Re: Big Wins And Bad Losses: TUC

I can solve all of everyone's qualms about who's and who's out and by which system.

58 NCAA DI mens ice hockey teams.

64 team bracket with six teams (how about the regular season conference winners) getting an opening bye.
 
Re: Big Wins And Bad Losses: TUC

I can solve all of everyone's qualms about who's and who's out and by which system.

58 NCAA DI mens ice hockey teams.

64 team bracket with six teams (how about the regular season conference winners) getting an opening bye.

That'll work.
 
Re: Big Wins And Bad Losses: TUC

Scooby Doo said:
KRACH has 6 WCHA teams and 4 of them are in the top 5.

How many made it the year of the WCHA Frozen Four via the PWR? And if the 6 from above doesn't include UM, it's probably correct. ;)
 
Re: Big Wins And Bad Losses: TUC

You said that you saw poor defense of PWR and seemed to be in love with KRACH. Sorry if I extrapolated too far.

And you poo pooed the 8 team thing but look at the numbers today for KRACH and tell me it's not an issue.

KRACH has 6 WCHA teams and 4 of them are in the top 5. That' not likely to change. Do you think one conference should have 6 teams in the tourney?

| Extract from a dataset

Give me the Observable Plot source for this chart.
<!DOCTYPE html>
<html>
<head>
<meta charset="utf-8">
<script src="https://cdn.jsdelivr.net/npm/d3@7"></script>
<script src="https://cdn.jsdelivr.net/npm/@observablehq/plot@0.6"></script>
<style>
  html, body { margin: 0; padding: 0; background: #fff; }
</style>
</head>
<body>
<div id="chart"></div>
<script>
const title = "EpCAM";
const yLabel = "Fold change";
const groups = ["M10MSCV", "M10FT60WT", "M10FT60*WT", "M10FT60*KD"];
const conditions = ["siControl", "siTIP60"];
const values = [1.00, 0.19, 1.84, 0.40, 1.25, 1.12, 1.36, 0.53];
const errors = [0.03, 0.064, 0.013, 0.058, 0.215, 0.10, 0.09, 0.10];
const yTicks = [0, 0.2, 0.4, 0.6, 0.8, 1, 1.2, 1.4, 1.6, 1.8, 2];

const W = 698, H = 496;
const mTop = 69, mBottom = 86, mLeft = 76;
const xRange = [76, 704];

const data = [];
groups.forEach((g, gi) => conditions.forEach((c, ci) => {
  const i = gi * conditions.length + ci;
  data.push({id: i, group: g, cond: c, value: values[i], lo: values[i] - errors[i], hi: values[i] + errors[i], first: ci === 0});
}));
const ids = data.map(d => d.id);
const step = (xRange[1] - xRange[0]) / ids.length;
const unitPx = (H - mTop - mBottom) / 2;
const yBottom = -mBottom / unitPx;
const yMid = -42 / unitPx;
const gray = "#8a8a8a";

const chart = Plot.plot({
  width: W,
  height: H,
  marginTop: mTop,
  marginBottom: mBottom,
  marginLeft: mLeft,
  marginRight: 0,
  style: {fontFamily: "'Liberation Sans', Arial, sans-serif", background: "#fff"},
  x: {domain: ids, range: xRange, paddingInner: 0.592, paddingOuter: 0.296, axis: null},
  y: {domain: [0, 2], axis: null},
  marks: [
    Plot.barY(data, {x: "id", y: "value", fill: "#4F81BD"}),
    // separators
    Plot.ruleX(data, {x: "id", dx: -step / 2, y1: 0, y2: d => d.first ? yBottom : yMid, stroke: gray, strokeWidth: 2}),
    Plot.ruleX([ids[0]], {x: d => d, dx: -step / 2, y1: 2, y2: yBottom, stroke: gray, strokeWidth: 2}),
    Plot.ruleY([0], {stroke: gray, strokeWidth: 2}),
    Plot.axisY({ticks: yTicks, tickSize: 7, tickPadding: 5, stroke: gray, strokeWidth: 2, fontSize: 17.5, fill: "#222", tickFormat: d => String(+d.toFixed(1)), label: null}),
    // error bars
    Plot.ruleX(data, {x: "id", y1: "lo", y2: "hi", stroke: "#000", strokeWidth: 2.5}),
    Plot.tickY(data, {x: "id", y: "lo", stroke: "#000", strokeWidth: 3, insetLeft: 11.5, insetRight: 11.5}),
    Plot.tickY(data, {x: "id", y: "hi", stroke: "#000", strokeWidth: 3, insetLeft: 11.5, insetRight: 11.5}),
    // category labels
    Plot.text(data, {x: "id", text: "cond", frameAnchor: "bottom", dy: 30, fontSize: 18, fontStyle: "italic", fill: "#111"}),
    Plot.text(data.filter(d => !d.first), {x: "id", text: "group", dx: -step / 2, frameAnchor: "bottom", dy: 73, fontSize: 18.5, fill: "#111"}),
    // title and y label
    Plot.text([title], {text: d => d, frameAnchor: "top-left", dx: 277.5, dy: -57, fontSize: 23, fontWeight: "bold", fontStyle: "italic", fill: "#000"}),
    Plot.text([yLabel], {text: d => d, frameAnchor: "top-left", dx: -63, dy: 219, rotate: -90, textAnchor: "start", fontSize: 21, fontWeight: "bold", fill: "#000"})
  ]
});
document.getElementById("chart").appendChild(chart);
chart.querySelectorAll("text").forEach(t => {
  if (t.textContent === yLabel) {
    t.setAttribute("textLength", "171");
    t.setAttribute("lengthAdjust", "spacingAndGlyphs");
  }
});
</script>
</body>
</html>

Maybe it should, I don't know what the number would be and it seems to me 5 would be enough. Should 6 teams from a 10 team conference make the NCAA tournament? That's even more than makes the conference tournament.

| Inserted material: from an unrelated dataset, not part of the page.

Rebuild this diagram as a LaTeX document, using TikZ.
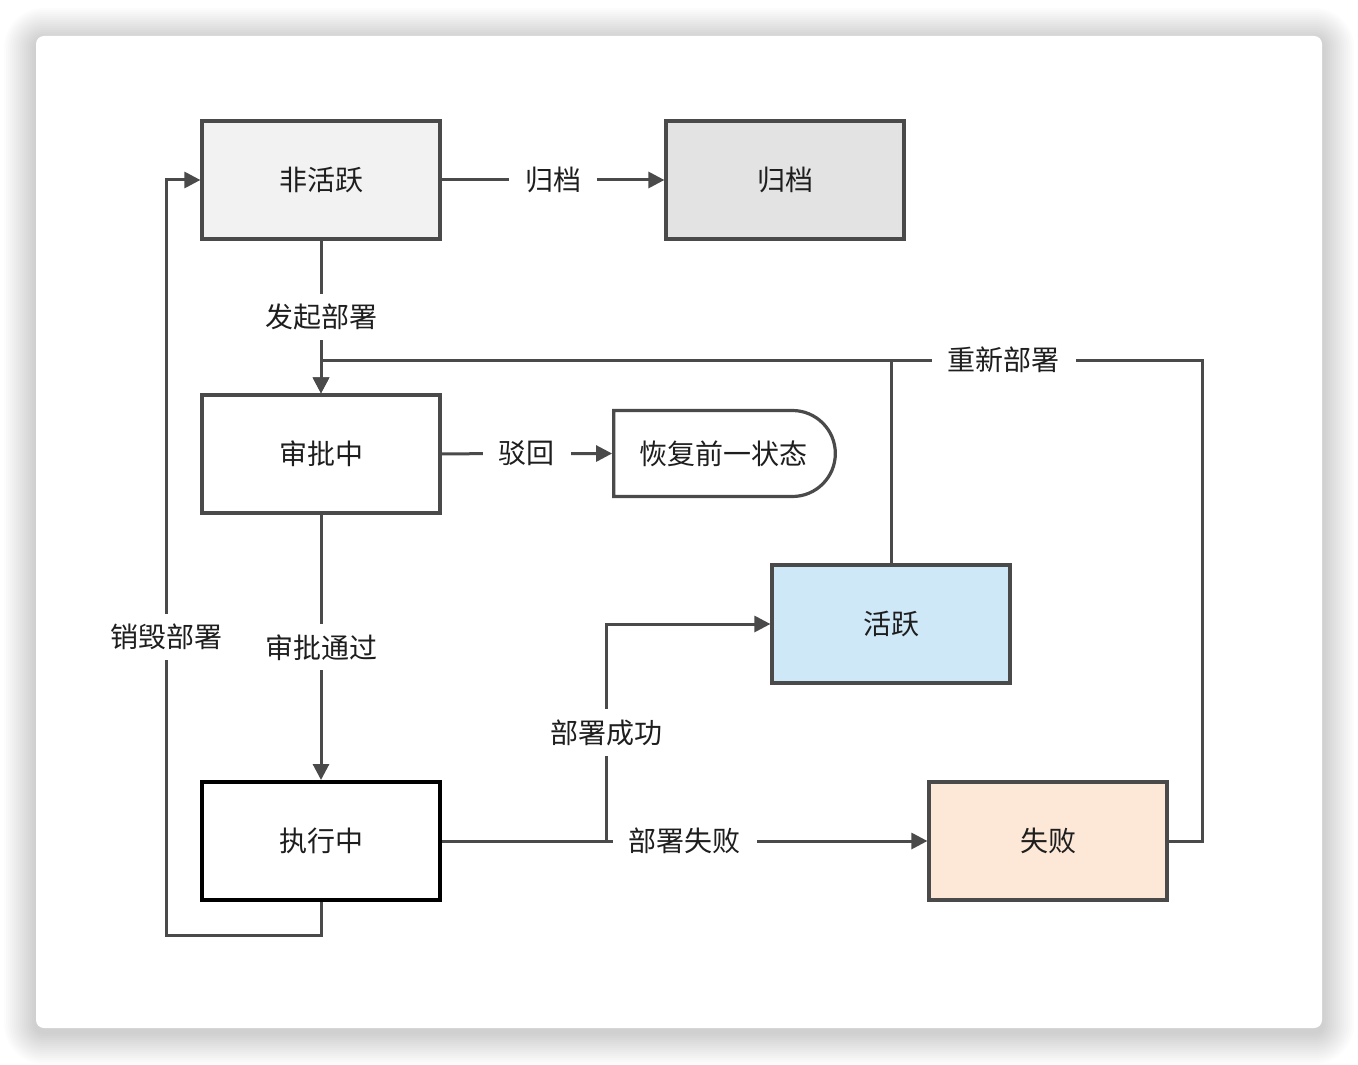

if the six teams from that conference are better than the teams from other conferences, than **** right they should be in the tourney. why should teams from the WCHA be discriminated because they do not get to play in an easy conference? clearly, a team that plays 25 TUC and 14 games against top ten will probably have worse record than a team that doesn't even play 10 tuc, so right now a team in 6th place is probably better than any team in the lower 3 conferences.

and, all WCHA teams make the WCHA tourney.